*Task*.
Extract the lines from the start through the line that holds "Chart.register(...registerables);", both included, omitting all images.
---
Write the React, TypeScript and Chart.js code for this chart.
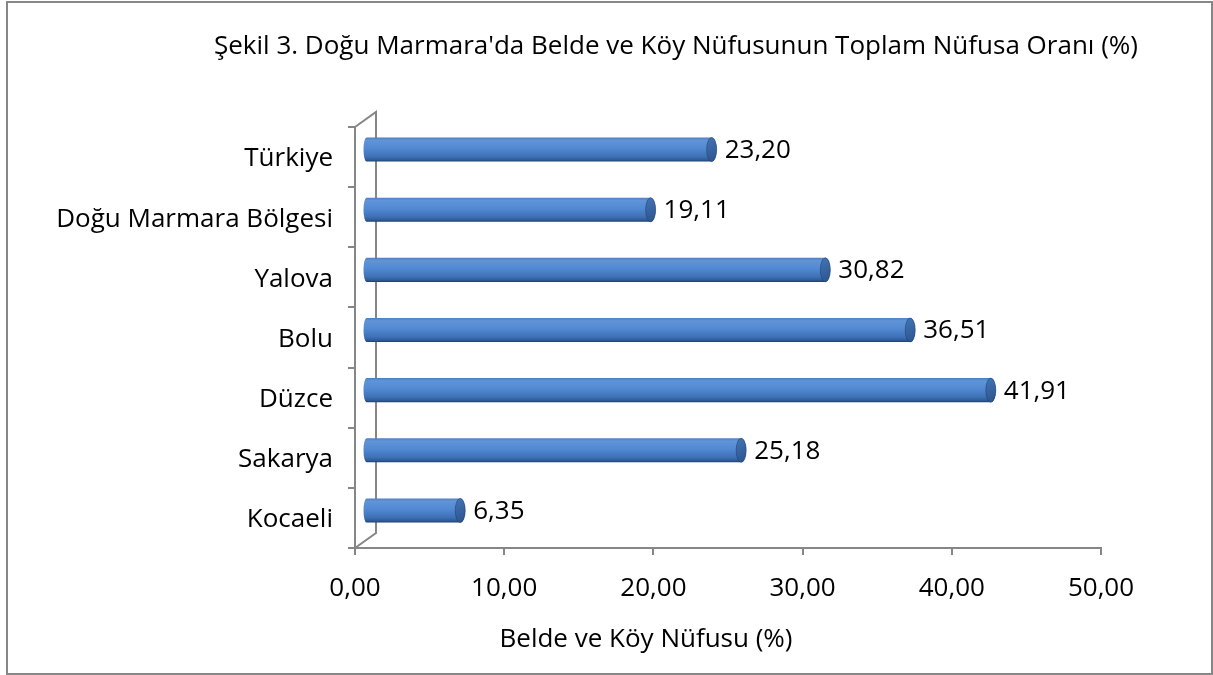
import React, { useEffect, useRef } from "react";
import { Chart, registerables } from "chart.js";

Chart.register(...registerables);

const categories = [
  "Türkiye",
  "Doğu Marmara Bölgesi",
  "Yalova",
  "Bolu",
  "Düzce",
  "Sakarya",
  "Kocaeli",
];
const values = [23.2, 19.11, 30.82, 36.51, 41.91, 25.18, 6.35];
const xMin = 0;
const xMax = 50;
const xStep = 10;
const titleText =
  "Şekil 3. Doğu Marmara'da Belde ve Köy Nüfusunun Toplam Nüfusa Oranı (%)";
const axisTitleText = "Belde ve Köy Nüfusu (%)";

const FONT = "'Open Sans', 'Noto Sans', sans-serif";
const FONT_SIZE = 26;
const GRAY = "#868686";

const fmt = (v: number) => v.toFixed(2).replace(".", ",");

export default function App() {
  const ref = useRef<HTMLCanvasElement | null>(null);

  useEffect(() => {
    if (!ref.current) return;
    const wallDx = 21;
    const wallDy = -15;
    const barDx = wallDx / 2;
    const barDy = wallDy / 2;

    const decor = {
      id: "decor",
      beforeDatasetsDraw(chart: any) {
        const { ctx, chartArea } = chart;
        const { left, top, bottom } = chartArea;
        ctx.save();
        ctx.strokeStyle = GRAY;
        ctx.lineWidth = 2;
        ctx.beginPath();
        ctx.moveTo(left, top);
        ctx.lineTo(left + wallDx, top + wallDy);
        ctx.lineTo(left + wallDx, bottom + wallDy);
        ctx.lineTo(left, bottom);
        ctx.stroke();
        ctx.restore();
      },
      afterDatasetsDraw(chart: any) {
        const { ctx } = chart;
        const meta = chart.getDatasetMeta(0);
        ctx.save();
        meta.data.forEach((el: any, i: number) => {
          const p = el.getProps(["x", "y", "base", "height"], true);
          const x0 = p.base + barDx;
          const x1 = p.x + barDx;
          const yc = p.y + barDy;
          const ry = p.height / 2;
          const rx = 5;
          const g = ctx.createLinearGradient(0, yc - ry, 0, yc + ry);
          g.addColorStop(0, "#4f7fc0");
          g.addColorStop(0.12, "#6194d8");
          g.addColorStop(0.45, "#5189d2");
          g.addColorStop(0.78, "#3f72b7");
          g.addColorStop(0.92, "#305d9a");
          g.addColorStop(1, "#223f6a");
          ctx.beginPath();
          ctx.moveTo(x0, yc - ry);
          ctx.lineTo(x1, yc - ry);
          ctx.ellipse(x1, yc, rx, ry, 0, -Math.PI / 2, Math.PI / 2);
          ctx.lineTo(x0, yc + ry);
          ctx.ellipse(x0, yc, rx * 0.6, ry, 0, Math.PI / 2, (Math.PI * 3) / 2);
          ctx.closePath();
          ctx.fillStyle = g;
          ctx.fill();
          // right cap
          const gc = ctx.createLinearGradient(x1 - rx, yc - ry, x1 + rx, yc + ry);
          gc.addColorStop(0, "#4474b5");
          gc.addColorStop(1, "#2b548c");
          ctx.beginPath();
          ctx.ellipse(x1, yc, rx, ry, 0, 0, Math.PI * 2);
          ctx.fillStyle = gc;
          ctx.fill();
          ctx.strokeStyle = "rgba(30,60,100,0.5)";
          ctx.lineWidth = 1;
          ctx.stroke();
          // data label
          ctx.fillStyle = "#000";
          ctx.font = `${FONT_SIZE}px ${FONT}`;
          ctx.textAlign = "left";
          ctx.textBaseline = "middle";
          ctx.fillText(fmt(values[i]), x1 + rx + 8, yc + 1);
        });
        ctx.restore();
      },
      afterDraw(chart: any) {
        const { ctx } = chart;
        ctx.save();
        ctx.strokeStyle = "#878787";
        ctx.lineWidth = 2;
        ctx.strokeRect(7, 2, 1205, 672);
        ctx.fillStyle = "#000";
        ctx.font = `${FONT_SIZE}px ${FONT}`;
        ctx.textAlign = "center";
        ctx.textBaseline = "middle";
        ctx.fillText(titleText, 676, 47);
        ctx.fillText(axisTitleText, 646, 640);
        ctx.restore();
      },
    };

    const chart = new Chart(ref.current, {
      type: "bar",
      data: {
        labels: categories,
        datasets: [
          {
            data: values,
            backgroundColor: "rgba(0,0,0,0)",
            borderWidth: 0,
            barPercentage: 0.4,
            categoryPercentage: 1,
          },
        ],
      },
      options: {
        indexAxis: "y",
        animation: false,
        responsive: false,
        devicePixelRatio: 1,
        layout: { padding: { top: 127, right: 112, bottom: 67, left: 0 } },
        plugins: {
          legend: { display: false },
          title: { display: false },
          tooltip: { enabled: false },
        },
        scales: {
          x: {
            type: "linear",
            min: xMin,
            max: xMax,
            afterFit: (s: any) => {
              s.height = 60;
            },
            ticks: {
              stepSize: xStep,
              color: "#000",
              font: { family: FONT, size: FONT_SIZE },
              padding: 18,
              maxRotation: 0,
              callback: (v: any) => fmt(Number(v)),
            },
            grid: {
              drawOnChartArea: false,
              drawTicks: true,
              tickLength: 7,
              color: GRAY,
              lineWidth: 2,
            },
            border: { display: true, color: GRAY, width: 2 },
          },
          y: {
            type: "category",
            afterFit: (s: any) => {
              s.width = 355;
            },
            ticks: {
              color: "#000",
              font: { family: FONT, size: FONT_SIZE },
              padding: 15,
              labelOffset: 2,
            },
            grid: {
              offset: true,
              drawOnChartArea: false,
              drawTicks: true,
              tickLength: 7,
              color: GRAY,
              lineWidth: 2,
            },
            border: { display: true, color: GRAY, width: 2 },
          },
        },
      },
      plugins: [decor],
    } as any);
    return () => chart.destroy();
  }, []);

  return (
    <div style={{ position: "fixed", left: 0, top: 0, width: 1213, height: 675, background: "#fff" }}>
      <canvas ref={ref} width={1213} height={675} style={{ display: "block" }} />
    </div>
  );
}
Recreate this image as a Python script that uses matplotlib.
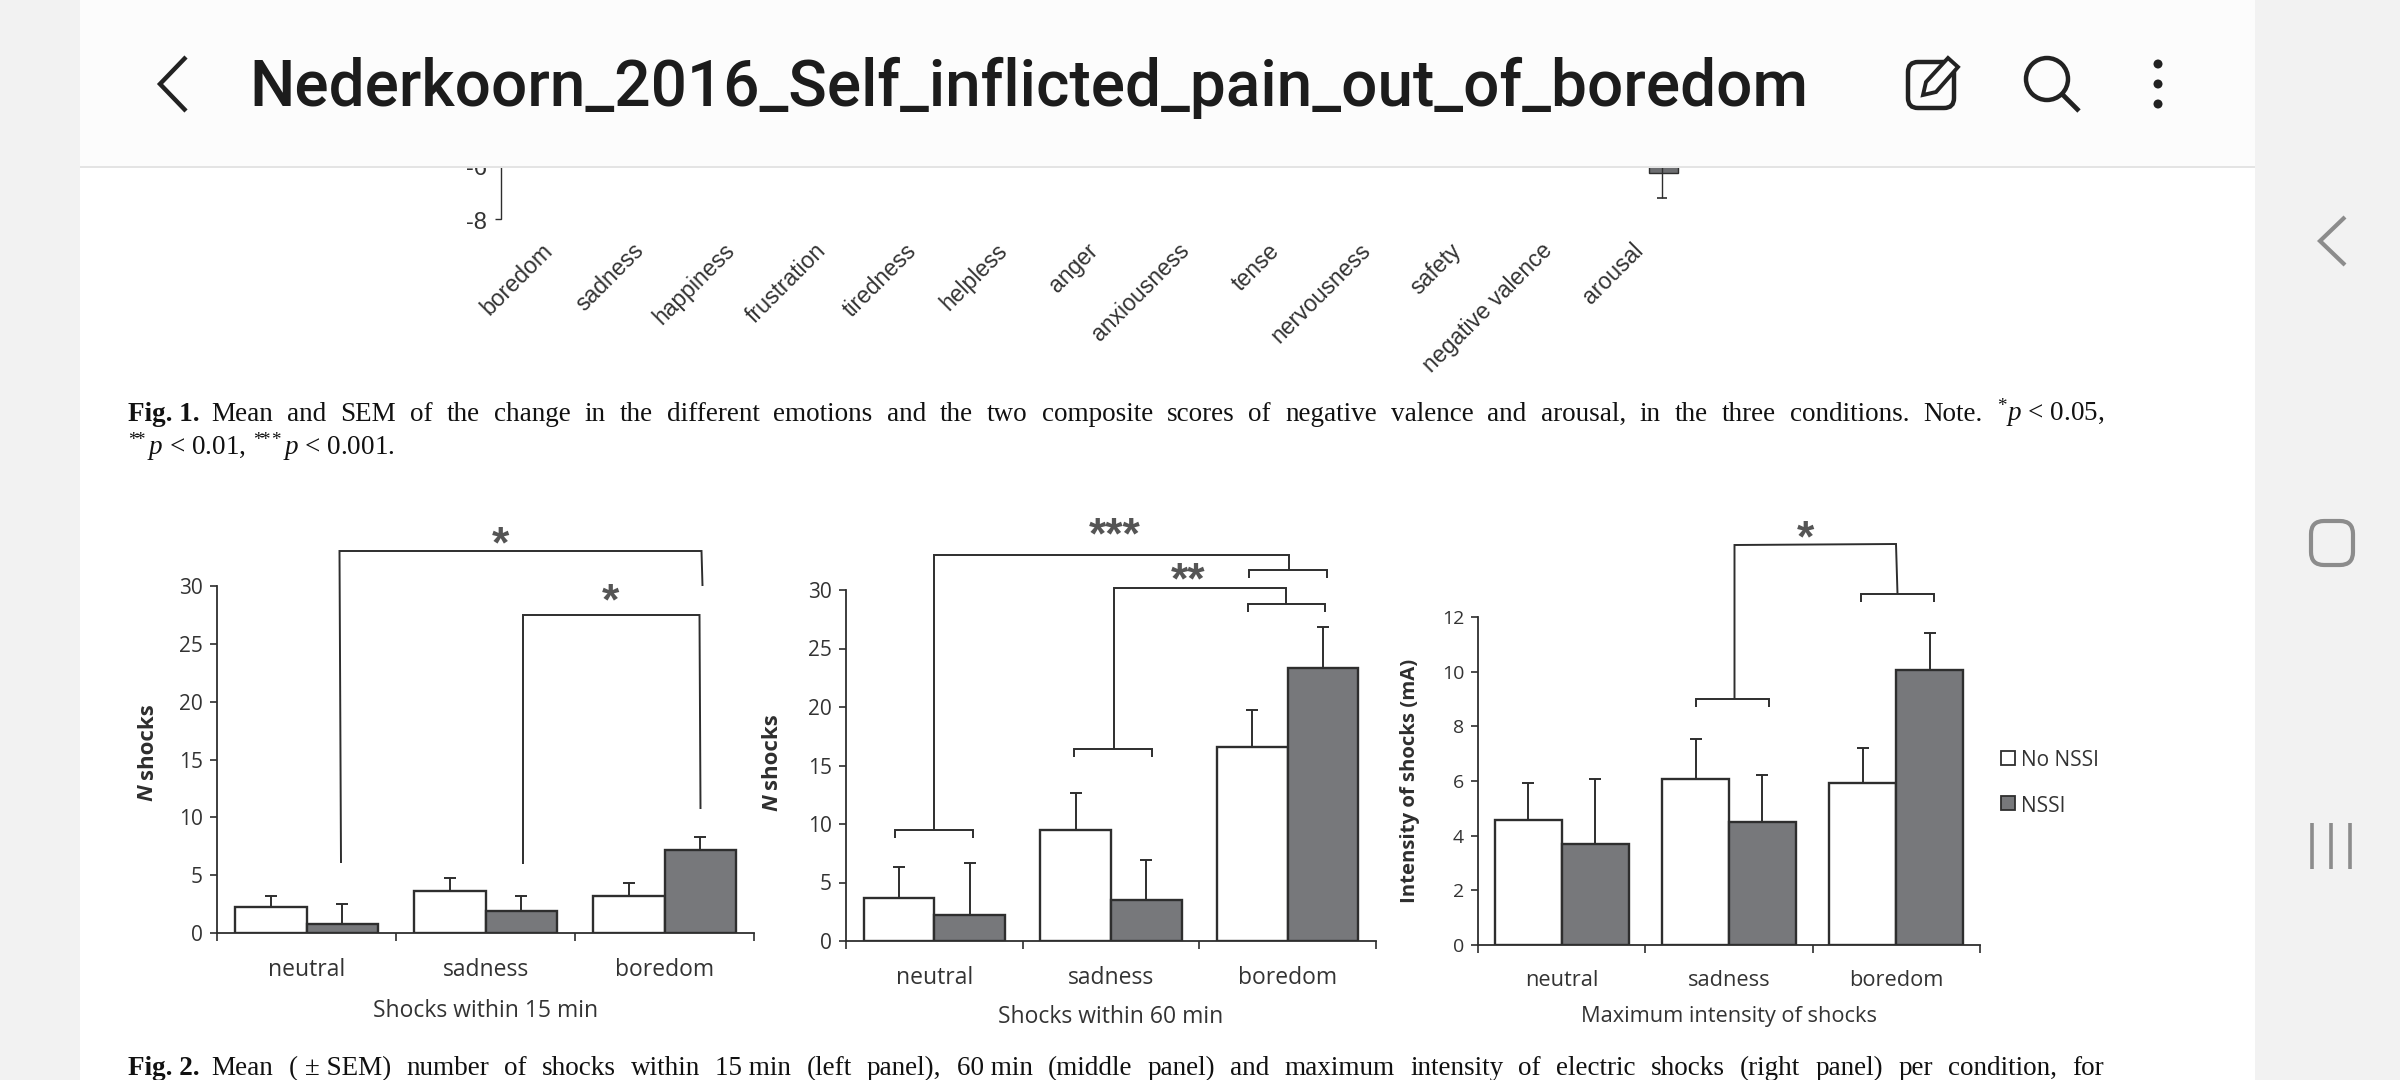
import matplotlib
matplotlib.use('Agg')
import numpy as np
import matplotlib.pyplot as plt
from matplotlib.patches import Rectangle, FancyBboxPatch, Circle, Polygon

W, H = 2400, 1080

plt.rcParams['font.family'] = ['Open Sans', 'DejaVu Sans']
plt.rcParams['mathtext.fontset'] = 'custom'
plt.rcParams['mathtext.rm'] = 'Liberation Serif'
plt.rcParams['mathtext.it'] = 'Liberation Serif:italic'
plt.rcParams['mathtext.bf'] = 'Liberation Serif:bold'
plt.rcParams['mathtext.default'] = 'it'

# values
conditions = ['neutral', 'sadness', 'boredom']
group_names = ['No NSSI', 'NSSI']

shocks15_no = [2.27, 3.6, 3.2]
shocks15_no_sem = [0.93, 1.13, 1.15]
shocks15_nssi = [0.77, 1.92, 7.2]
shocks15_nssi_sem = [1.73, 1.28, 1.1]

shocks60_no = [3.7, 9.48, 16.6]
shocks60_no_sem = [2.62, 3.17, 3.16]
shocks60_nssi = [2.2, 3.5, 23.3]
shocks60_nssi_sem = [4.47, 3.4, 3.54]

intensity_no = [4.59, 6.08, 5.93]
intensity_no_sem = [1.34, 1.44, 1.27]
intensity_nssi = [3.7, 4.51, 10.07]
intensity_nssi_sem = [2.38, 1.72, 1.33]

emotions = ['boredom', 'sadness', 'happiness', 'frustration', 'tiredness', 'helpless', 'anger',
            'anxiousness', 'tense', 'nervousness', 'safety', 'negative valence', 'arousal']

title = 'Nederkoorn_2016_Self_inflicted_pain_out_of_boredom'
fig1_line1 = ['Mean', 'and', 'SEM', 'of', 'the', 'change', 'in', 'the', 'different', 'emotions', 'and', 'the',
              'two', 'composite', 'scores', 'of', 'negative', 'valence', 'and', 'arousal,', 'in', 'the', 'three',
              'conditions.', 'Note.', r'$^{*}p$ < 0.05,']
fig1_line2 = [r'$^{*\!\!*}p$ < 0.01,', r'$^{*\!\!*\!\!*}p$ < 0.001.']
fig2_line = ['Mean', '( \u00b1 SEM)', 'number', 'of', 'shocks', 'within', '15 min', '(left', 'panel),', '60 min',
             '(middle', 'panel)', 'and', 'maximum', 'intensity', 'of', 'electric', 'shocks', '(right',
             'panel)', 'per', 'condition,', 'for']

INK = '#2e2e2e'
GREY_BAR = '#77787b'
TXT = '#333333'

fig = plt.figure(figsize=(W / 100, H / 100), dpi=100, facecolor='white')


def panel(left, right, top, bottom, ymax, yticks, no, no_sem, nssi, nssi_sem, xlabel, fs, tick_fs, tick_pad, label_pad):
    ax = fig.add_axes([left / W, 1 - bottom / H, (right - left) / W, (bottom - top) / H], zorder=1)
    ax.patch.set_alpha(0)
    x = np.arange(3) + 0.5
    width = 0.4
    for xs, vals, sem, col in [(x - width / 2, no, no_sem, 'white'), (x + width / 2, nssi, nssi_sem, GREY_BAR)]:
        ax.bar(xs, vals, width, color=col, edgecolor=INK, linewidth=1.7, zorder=3)
        ax.errorbar(xs, vals, yerr=[np.zeros(3), sem], fmt='none', ecolor=INK, elinewidth=1.4,
                    capsize=4.5, capthick=1.4, zorder=2)
    ax.set_xlim(0, 3)
    ax.set_ylim(0, ymax)
    ax.set_yticks(yticks)
    ax.set_xticks([0, 1, 2, 3])
    ax.set_xticklabels([])
    ax.set_xticks(x, minor=True)
    ax.set_xticklabels(conditions, minor=True, fontsize=fs, color=TXT)
    ax.tick_params(axis='x', which='minor', length=0, pad=tick_pad)
    ax.tick_params(axis='x', which='major', length=6, width=1.2, color=INK)
    ax.tick_params(axis='y', length=5, width=1.2, color=INK, labelsize=tick_fs, labelcolor=TXT, pad=5)
    for s in ['top', 'right']:
        ax.spines[s].set_visible(False)
    for s in ['left', 'bottom']:
        ax.spines[s].set_color(INK)
        ax.spines[s].set_linewidth(1.3)
    ax.set_xlabel(xlabel, fontsize=fs, color=TXT, labelpad=label_pad)
    return ax


panel(217, 754, 586, 933, 30, [0, 5, 10, 15, 20, 25, 30], shocks15_no, shocks15_no_sem,
      shocks15_nssi, shocks15_nssi_sem, 'Shocks within 15 min', 16.5, 15, 18, 12)
panel(846, 1376, 590, 941, 30, [0, 5, 10, 15, 20, 25, 30], shocks60_no, shocks60_no_sem,
      shocks60_nssi, shocks60_nssi_sem, 'Shocks within 60 min', 16.5, 15, 18, 11)
panel(1478, 1980, 617, 945, 12, [0, 2, 4, 6, 8, 10, 12], intensity_no, intensity_no_sem,
      intensity_nssi, intensity_nssi_sem, 'Maximum intensity of shocks', 15.7, 14, 18, 10.5)

# page overlay in pixel coordinates
page = fig.add_axes([0, 0, 1, 1], zorder=5)
page.set_xlim(0, W)
page.set_ylim(H, 0)
page.axis('off')
page.patch.set_alpha(0)


def line(xs, ys, lw=1.4, color=INK, z=4):
    page.plot(xs, ys, color=color, lw=lw, solid_capstyle='butt', solid_joinstyle='miter', zorder=z)


def bracket(x0, x1, y, drop=8):
    line([x0, x0, x1, x1], [y + drop, y, y, y + drop])


def star(s, x, y):
    page.text(x, y + 9, s, ha='center', va='center', fontsize=32, fontweight='bold', color='#555555',
              family=['Liberation Sans'])


# significance brackets, panel 1
line([341, 339.5, 701.5, 702.5], [863, 551, 551, 586])
line([523, 523, 699.5, 700.5], [864, 615, 615, 809])
star('*', 500, 537)
star('*', 610, 594)
# panel 2
bracket(895, 973, 830)
line([934, 934, 1288.5, 1288.5], [830, 555, 555, 570])
bracket(1249, 1327, 570)
bracket(1074, 1152, 749)
line([1113.5, 1113.5, 1286, 1286], [749, 588, 588, 604])
bracket(1247.5, 1324.5, 604)
star('***', 1115, 528)
star('**', 1188, 573)
# panel 3
bracket(1696, 1769, 699)
line([1734.5, 1734.5, 1896, 1897.5], [699, 545, 544, 594])
bracket(1861, 1934, 594)
star('*', 1805, 531)

# legend
page.add_patch(Rectangle((2001, 751), 14, 14, facecolor='white', edgecolor=INK, lw=1.3, zorder=4))
page.add_patch(Rectangle((2001, 796), 14, 14, facecolor=GREY_BAR, edgecolor=INK, lw=1.3, zorder=4))
page.text(2021, 760, group_names[0], va='center', fontsize=15, color=TXT)
page.text(2021, 806, group_names[1], va='center', fontsize=15, color=TXT)

# y labels, N is bold italic
for x, y in [(147, 801), (772, 811)]:
    page.text(x, y, 'N', rotation=90, ha='center', va='bottom', fontsize=16, fontweight='bold',
              fontstyle='italic', color=INK)
    page.text(x, y - 22, 'shocks', rotation=90, ha='center', va='bottom', fontsize=16,
              fontweight='bold', color=INK)
page.text(1410, 781, 'Intensity of shocks (mA)', rotation=90, ha='center', va='center', fontsize=14.7,
          fontweight='bold', color=INK)

# bottom of the figure above
SANS = ['Liberation Sans']
for i, name in enumerate(emotions):
    page.text(541 + i * 90.9, 239, name, rotation=45, ha='right', va='top', rotation_mode='anchor',
              fontsize=16.6, color=TXT, family=SANS)
line([500.5, 500.5, 495], [150, 219, 219], lw=1.0)
page.text(487, 223, '-8', ha='right', va='center', fontsize=17, color=TXT, family=SANS)
page.text(487, 169, '-6', ha='right', va='center', fontsize=17, color=TXT, family=SANS)
line([1662, 1662], [150, 198], lw=1.0)
line([1657, 1667], [198, 198], lw=1.2)
page.add_patch(Rectangle((1649, 150), 29, 23, facecolor='#6d6e71', edgecolor=INK, lw=1, zorder=3))

# captions, justified word by word
renderer = fig.canvas.get_renderer()
SERIF = ['Liberation Serif']
CAP = 19.5


def justified(words, y, x0=128, x1=2104, lead=None, fill=True):
    x = x0
    if lead:
        t = page.text(x, y, lead, va='baseline', fontsize=CAP, fontweight='bold', color='#111111', family=SERIF)
        x += t.get_window_extent(renderer).width + 12
    items = [page.text(0, y, w, va='baseline', fontsize=CAP, color='#111111', family=SERIF) for w in words]
    widths = [t.get_window_extent(renderer).width for t in items]
    gap = (x1 - x - sum(widths)) / (len(words) - 1) if fill else 7
    for t, w in zip(items, widths):
        t.set_x(x)
        x += w + gap


justified(fig1_line1, 421, lead='Fig. 1.')
justified(fig1_line2, 455, fill=False)
justified(fig2_line, 1075, lead='Fig. 2.')

# viewer chrome
page.add_patch(Rectangle((0, 0), 80, H, facecolor='#f2f2f2', edgecolor='none', zorder=8))
page.add_patch(Rectangle((2255, 0), 145, H, facecolor='#f2f2f2', edgecolor='none', zorder=8))
page.add_patch(Rectangle((80, 0), 2175, 166, facecolor='#fcfcfc', edgecolor='none', zorder=8))
page.add_patch(Rectangle((80, 166), 2175, 2, facecolor='#e4e4e4', edgecolor='none', zorder=8))
page.text(249, 88, title, va='center', ha='left', fontsize=46, fontweight='medium', color='#1c1c1c',
          family=['Roboto'], zorder=9)
line([186, 160, 186], [57, 84, 111], lw=3.2, color='#222222', z=9)
# edit icon
page.add_patch(FancyBboxPatch((1908, 62), 46, 46, boxstyle='round,pad=0,rounding_size=10', facecolor='none',
                              edgecolor='#222222', lw=3.2, zorder=9))
page.add_patch(Polygon([(1926, 82), (1948, 58), (1958, 67), (1936, 92), (1923, 95)], closed=True, facecolor='#fcfcfc',
                       edgecolor='#222222', lw=2.8, zorder=10))
# search icon
page.add_patch(Circle((2047, 79), 21, facecolor='none', edgecolor='#222222', lw=3.2, zorder=9))
line([2062, 2079], [94, 111], lw=3.4, color='#222222', z=9)
# menu dots
for y in [64, 84, 104]:
    page.add_patch(Circle((2158, y), 4.5, facecolor='#222222', edgecolor='none', zorder=9))
# android nav
NAV = '#8c8c8c'
line([2345, 2320, 2345], [217, 241, 265], lw=3, color=NAV, z=9)
page.add_patch(FancyBboxPatch((2311, 521), 42, 44, boxstyle='round,pad=0,rounding_size=13', facecolor='none',
                              edgecolor=NAV, lw=3, zorder=9))
for x in [2312, 2331, 2350]:
    line([x, x], [823, 869], lw=2.6, color=NAV, z=9)

fig.savefig('out.png', dpi=100)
---
*Answer for the task*.
Write the React, TypeScript and Chart.js code for this chart.
import React, { useEffect, useRef } from "react";
import { Chart, registerables } from "chart.js";

Chart.register(...registerables);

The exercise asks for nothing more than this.